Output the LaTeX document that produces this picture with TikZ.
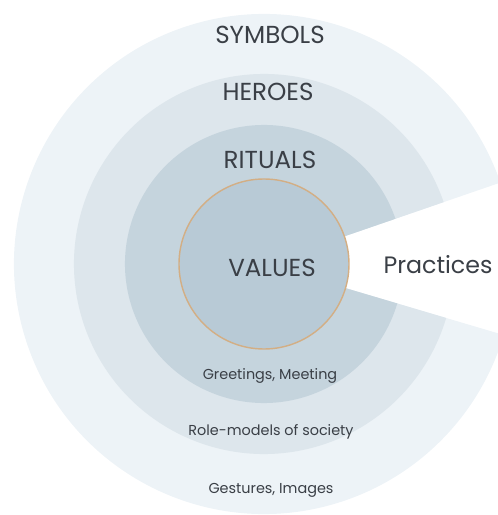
\documentclass[tikz,border=0pt]{standalone}
\usepackage{fontspec}
\setmainfont{Poppins}
\definecolor{symbolfill}{HTML}{EDF3F7}
\definecolor{heroesfill}{HTML}{DDE6EC}
\definecolor{ritualfill}{HTML}{C5D4DD}
\definecolor{valuefill}{HTML}{B8CAD6}
\definecolor{valueline}{HTML}{D3AE84}
\definecolor{labeltext}{HTML}{3A3F46}
\tikzset{
  big/.style={text=labeltext,font=\fontsize{14}{16}\selectfont},
  small/.style={text=labeltext,font=\fontsize{8.2}{10}\selectfont},
}
\begin{document}
\begin{tikzpicture}[x=0.02cm,y=0.02cm]
	\useasboundingbox (0,0) rectangle (498,515);
	\clip (0,0) rectangle (498,515);
	\coordinate (O) at (264,251);

	% rings with the cut for practices
	\fill[symbolfill] (O) -- ++(19:250) arc[start angle=19,end angle=343.5,radius=250] -- cycle;
	\fill[heroesfill] (O) -- ++(19:190) arc[start angle=19,end angle=343.5,radius=190] -- cycle;
	\fill[ritualfill] (O) -- ++(19:139) arc[start angle=19,end angle=343.5,radius=139] -- cycle;
	\draw[valueline,fill=valuefill,line width=0.8pt] (O) circle[radius=85];

	\node[big] (S) at (270,480) {SYMBOLS};
	\node[big] (H) at (268,423) {HEROES};
	\node[big] (R) at (270,355) {RITUALS};
	\node[big] (V) at (272,247) {VALUES};
	\node[big,font=\fontsize{13.5}{16}\selectfont] (P) at (438,250) {Practices};
	\node[small] (G) at (270,139) {Greetings, Meeting};
	\node[small] (RM) at (271,83) {Role-models of society};
	\node[small] (GI) at (271,25) {Gestures, Images};
\end{tikzpicture}
\end{document}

☆ ☆ ☆

What this task involves:
Please transcribe the material above exactly as written. Leave the pictures out.

Answer to the exercise:
Output the LaTeX document that produces this picture with TikZ.
\documentclass[tikz,border=0pt]{standalone}
\usepackage{fontspec}
\setmainfont{Poppins}
\definecolor{symbolfill}{HTML}{EDF3F7}
\definecolor{heroesfill}{HTML}{DDE6EC}
\definecolor{ritualfill}{HTML}{C5D4DD}
\definecolor{valuefill}{HTML}{B8CAD6}
\definecolor{valueline}{HTML}{D3AE84}
\definecolor{labeltext}{HTML}{3A3F46}
\tikzset{
  big/.style={text=labeltext,font=\fontsize{14}{16}\selectfont},
  small/.style={text=labeltext,font=\fontsize{8.2}{10}\selectfont},
}
\begin{document}
\begin{tikzpicture}[x=0.02cm,y=0.02cm]
	\useasboundingbox (0,0) rectangle (498,515);
	\clip (0,0) rectangle (498,515);
	\coordinate (O) at (264,251);

	% rings with the cut for practices
	\fill[symbolfill] (O) -- ++(19:250) arc[start angle=19,end angle=343.5,radius=250] -- cycle;
	\fill[heroesfill] (O) -- ++(19:190) arc[start angle=19,end angle=343.5,radius=190] -- cycle;
	\fill[ritualfill] (O) -- ++(19:139) arc[start angle=19,end angle=343.5,radius=139] -- cycle;
	\draw[valueline,fill=valuefill,line width=0.8pt] (O) circle[radius=85];

	\node[big] (S) at (270,480) {SYMBOLS};
	\node[big] (H) at (268,423) {HEROES};
	\node[big] (R) at (270,355) {RITUALS};
	\node[big] (V) at (272,247) {VALUES};
	\node[big,font=\fontsize{13.5}{16}\selectfont] (P) at (438,250) {Practices};
	\node[small] (G) at (270,139) {Greetings, Meeting};
	\node[small] (RM) at (271,83) {Role-models of society};
	\node[small] (GI) at (271,25) {Gestures, Images};
\end{tikzpicture}
\end{document}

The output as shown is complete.